* GIVEN TASK *
Each line below that contains "matplotlib" counts once; report the total and nothing more.

[Entries with chart source code]

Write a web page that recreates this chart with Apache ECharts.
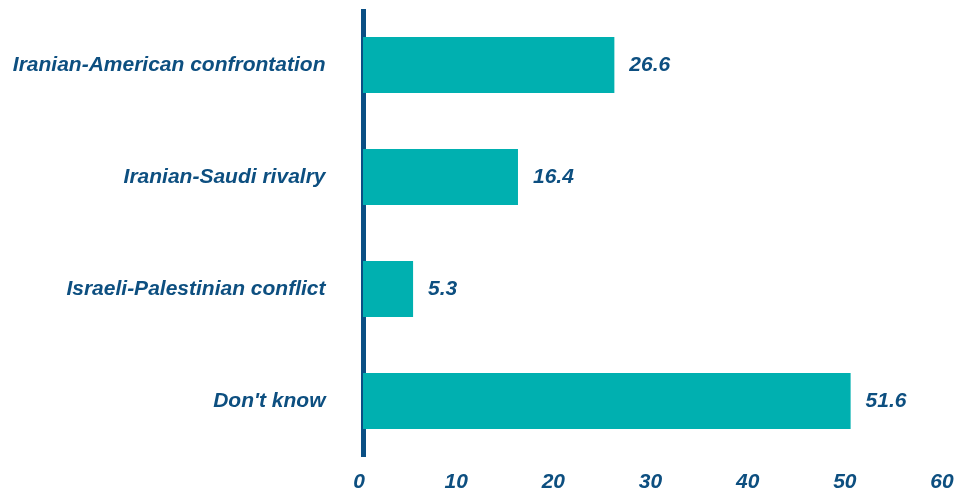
<!DOCTYPE html>
<html lang="en">
<head>
    <meta charset="UTF-8">
    <title>Conflict chart</title>
    <script src="https://cdn.jsdelivr.net/npm/echarts@6/dist/echarts.min.js"></script>
    <style>
        html, body { margin: 0; padding: 0; background: #ffffff; }
        #chart { width: 958px; height: 493px; }
    </style>
</head>
<body>
    <div id="chart"></div>
    <script>
        // data
        const categories = ['Iranian-American confrontation', 'Iranian-Saudi rivalry', 'Israeli-Palestinian conflict', "Don't know"];
        const values = [26.6, 16.4, 5.3, 51.6];

        const textBlue = '#0d4f80';
        const barColor = '#00b0b0';
        const font = {
            color: textBlue,
            fontFamily: 'Liberation Sans, Arial, sans-serif',
            fontWeight: 'bold',
            fontStyle: 'italic',
            fontSize: 21
        };

        const chart = echarts.init(document.getElementById('chart'));
        chart.setOption({
            animation: false,
            // grid 0 holds the bars, grid 1 only carries the tick labels (they sit a bit wider in the original)
            grid: [
                { left: 363, right: 28, top: 9, bottom: 36 },
                { left: 359, right: 16, top: 9, bottom: 36 }
            ],
            xAxis: [{
                type: 'value',
                gridIndex: 0,
                min: 0,
                max: 60,
                interval: 10,
                axisLine: { show: false },
                axisTick: { show: false },
                splitLine: { show: false },
                axisLabel: { show: false }
            }, {
                type: 'value',
                gridIndex: 1,
                min: 0,
                max: 60,
                interval: 10,
                axisLine: { show: false },
                axisTick: { show: false },
                splitLine: { show: false },
                axisLabel: Object.assign({ margin: 16 }, font)
            }],
            yAxis: [{
                type: 'category',
                gridIndex: 0,
                data: categories,
                inverse: true,
                offset: 2.5,
                axisLine: { show: true, lineStyle: { color: '#0a4f84', width: 5, cap: 'butt' } },
                axisTick: { show: false },
                axisLabel: Object.assign({ margin: 35 }, font)
            }, {
                type: 'category',
                gridIndex: 1,
                data: categories,
                show: false
            }],
            series: [{
                type: 'bar',
                xAxisIndex: 0,
                yAxisIndex: 0,
                data: values,
                barWidth: '50%',
                itemStyle: { color: barColor },
                label: Object.assign({
                    show: true,
                    position: 'right',
                    distance: 15,
                    formatter: p => p.value.toFixed(1)
                }, font)
            }]
        });
    </script>
</body>
</html>
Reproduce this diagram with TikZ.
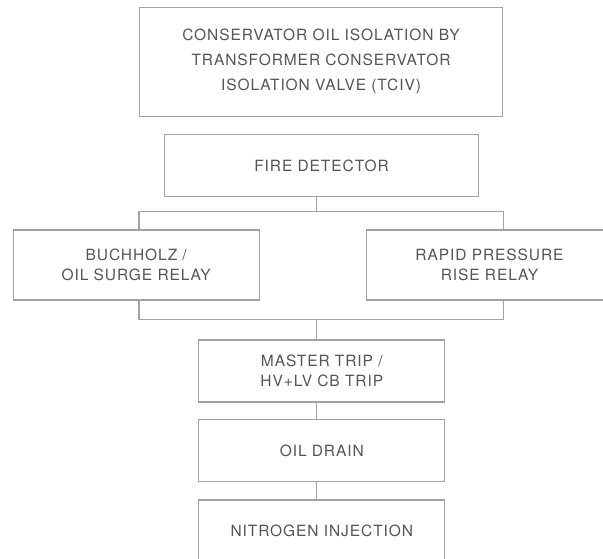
\documentclass[tikz,border=0pt]{standalone}
\usepackage{fontspec}
\newfontfamily\stagefont[LetterSpace=6]{TeX Gyre Heros}
\usetikzlibrary{positioning}
\definecolor{lineg}{HTML}{A2A2A2}
\definecolor{textg}{HTML}{555555}
\tikzset{
    stage/.style={draw=lineg,line width=1.2pt,fill=white,align=center,text=textg,
        font=\stagefont\fontsize{15.5}{20.5}\selectfont,inner sep=0pt},
    wire/.style={draw=lineg,line width=1.2pt}
}

\begin{document}
\begin{tikzpicture}[x=1pt,y=-1pt]
    \useasboundingbox (0,0) rectangle (603,558);
    \clip (0,0) rectangle (603,558);
    \node[stage,minimum width=363pt,minimum height=109pt,
          font=\stagefont\fontsize{15.5}{25}\selectfont] (tciv) at (321,61.7)
        {CONSERVATOR OIL ISOLATION BY\\TRANSFORMER CONSERVATOR\\ISOLATION VALVE (TCIV)};
    \node[stage,minimum width=314pt,minimum height=62pt]   (fire)   at (321.5,165.7) {FIRE DETECTOR};
    \node[stage,minimum width=246pt,minimum height=70pt]   (buch)   at (136.2,265)   {BUCHHOLZ /\\OIL SURGE RELAY};
    \node[stage,minimum width=246pt,minimum height=70pt]   (rapid)  at (489.5,265)   {RAPID PRESSURE\\RISE RELAY};
    \node[stage,minimum width=246pt,minimum height=62pt]   (master) at (321.8,370.9) {MASTER TRIP /\\HV+LV CB TRIP};
    \node[stage,minimum width=246pt,minimum height=62pt]   (drain)  at (321.8,450.5) {OIL DRAIN};
    \node[stage,minimum width=246pt,minimum height=62pt]   (nitro)  at (321.8,531)   {NITROGEN INJECTION};

    \coordinate (split) at ([xshift=-4.8pt]fire.south |- 0,211.7);
    \coordinate (join)  at ([xshift=-4.8pt]fire.south |- 0,319.3);

    \draw[wire] ([xshift=-4.8pt]fire.south) -- (split);
    \draw[wire] (buch.north -| tciv.west) |- (split) -| (rapid.north -| tciv.east);
    \draw[wire] (buch.south -| tciv.west) |- (join) -| (rapid.south -| tciv.east);
    \draw[wire] (join) -- (join |- master.north);
    \draw[wire] (join |- master.south) -- (join |- drain.north);
    \draw[wire] (join |- drain.south) -- (join |- nitro.north);
\end{tikzpicture}
\end{document}
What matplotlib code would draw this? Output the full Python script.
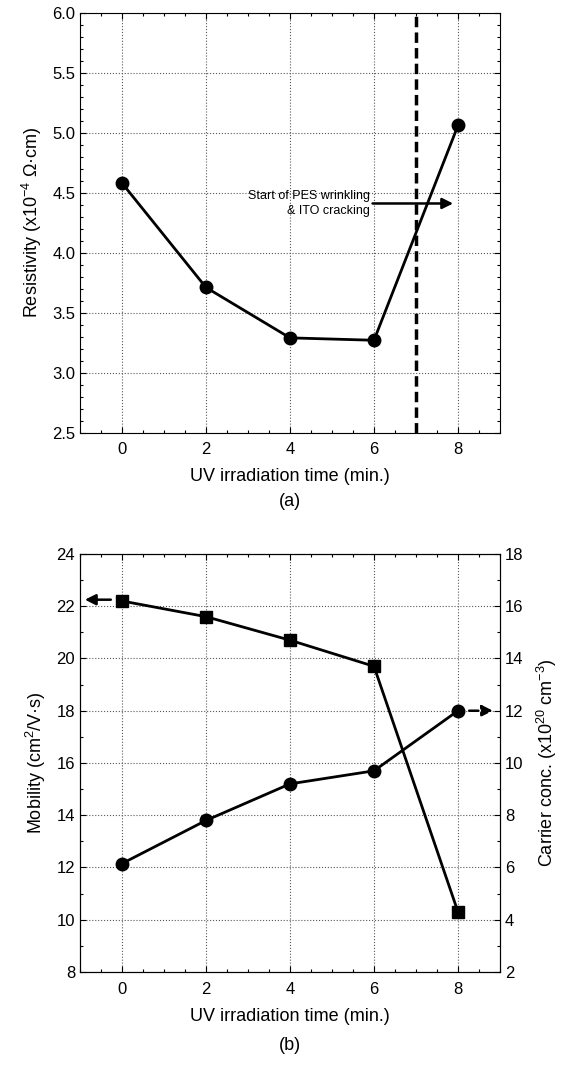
import numpy as np
import matplotlib
matplotlib.use("Agg")
import matplotlib.pyplot as plt
from matplotlib.ticker import MultipleLocator

plt.rcParams['font.family'] = ['Liberation Sans', 'DejaVu Sans']
plt.rcParams['mathtext.fontset'] = 'custom'
plt.rcParams['mathtext.rm'] = 'Liberation Sans'
plt.rcParams['mathtext.it'] = 'Liberation Sans:italic'

# data
uv_time = [0, 2, 4, 6, 8]
resistivity = [4.58, 3.71, 3.29, 3.27, 5.06]
mobility = [22.2, 21.6, 20.7, 19.7, 10.3]
carrier = [6.15, 7.8, 9.2, 9.7, 12.0]
crack_time = 7

xticks = [0, 2, 4, 6, 8]
res_ticks = [2.5, 3.0, 3.5, 4.0, 4.5, 5.0, 5.5, 6.0]
mob_ticks = [8, 10, 12, 14, 16, 18, 20, 22, 24]
car_ticks = [2, 4, 6, 8, 10, 12, 14, 16, 18]

fs_tick = 12
fs_label = 13

fig = plt.figure(figsize=(5.69, 10.68), dpi=100)
ax1 = fig.add_axes([0.1406, 0.5949, 0.7381, 0.3932])
ax2 = fig.add_axes([0.1406, 0.0899, 0.7381, 0.3914])


def style(ax, right=True):
    ax.tick_params(which='both', direction='in', top=True, right=right,
                   labelsize=fs_tick, width=0.8)
    ax.tick_params(which='major', length=4)
    ax.tick_params(which='minor', length=2.5)
    ax.tick_params(axis='x', pad=7)
    ax.grid(True, which='major', linestyle=':', color='0.35', linewidth=0.8)
    for s in ax.spines.values():
        s.set_linewidth(0.8)


# (a) resistivity
ax1.plot(uv_time, resistivity, '-o', color='black', lw=2, ms=9)
ax1.axvline(crack_time, color='black', ls='--', lw=2.5, dashes=(3, 1.5))
ax1.set_xlim(-1, 9)
ax1.set_ylim(2.5, 6.0)
ax1.set_xticks(xticks)
ax1.set_yticks(res_ticks)
ax1.xaxis.set_minor_locator(MultipleLocator(0.5))
ax1.yaxis.set_minor_locator(MultipleLocator(0.1))
ax1.set_yticklabels(['%.1f' % t for t in res_ticks])
style(ax1)
ax1.set_xlabel('UV irradiation time (min.)', fontsize=fs_label, labelpad=8)
ax1.set_ylabel('Resistivity (x10$^{-4}$ Ω·cm)', fontsize=fs_label, labelpad=6)
ax1.annotate('', xy=(7.95, 4.41), xytext=(5.9, 4.41),
             arrowprops=dict(arrowstyle='-|>', color='black', lw=1.8,
                             mutation_scale=16))
ax1.text(5.9, 4.41, 'Start of PES wrinkling\n& ITO cracking', ha='right',
         va='center', fontsize=9, linespacing=1.25)
ax1.text(0.5, -0.165, '(a)', transform=ax1.transAxes, ha='center',
         va='center', fontsize=fs_label)

# (b) mobility and carrier concentration
ax2.plot(uv_time, mobility, '-s', color='black', lw=2, ms=8)
ax2.set_xlim(-1, 9)
ax2.set_ylim(8, 24)
ax2.set_xticks(xticks)
ax2.set_yticks(mob_ticks)
ax2.xaxis.set_minor_locator(MultipleLocator(0.5))
ax2.yaxis.set_minor_locator(MultipleLocator(1))
style(ax2, right=False)
ax2.set_xlabel('UV irradiation time (min.)', fontsize=fs_label, labelpad=8)
ax2.set_ylabel('Mobility (cm$^2$/V·s)', fontsize=fs_label, labelpad=6)
ax2.annotate('', xy=(-0.95, 22.25), xytext=(-0.2, 22.25),
             arrowprops=dict(arrowstyle='-|>', color='black', lw=1.8,
                             mutation_scale=16))
ax2.text(0.5, -0.175, '(b)', transform=ax2.transAxes, ha='center',
         va='center', fontsize=fs_label)

ax3 = ax2.twinx()
ax3.plot(uv_time, carrier, '-o', color='black', lw=2, ms=9)
ax3.set_ylim(2, 18)
ax3.set_yticks(car_ticks)
ax3.yaxis.set_minor_locator(MultipleLocator(1))
ax3.tick_params(which='both', direction='in', labelsize=fs_tick, width=0.8)
ax3.tick_params(which='major', length=4)
ax3.tick_params(which='minor', length=2.5)
ax3.set_ylabel('Carrier conc. (x10$^{20}$ cm$^{-3}$)', fontsize=fs_label,
               labelpad=8)
ax3.annotate('', xy=(8.9, 12.0), xytext=(8.2, 12.0),
             arrowprops=dict(arrowstyle='-|>', color='black', lw=1.8,
                             ls='--', mutation_scale=16))

fig.savefig('out.png', dpi=100)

* COMPLETE ANSWER *
5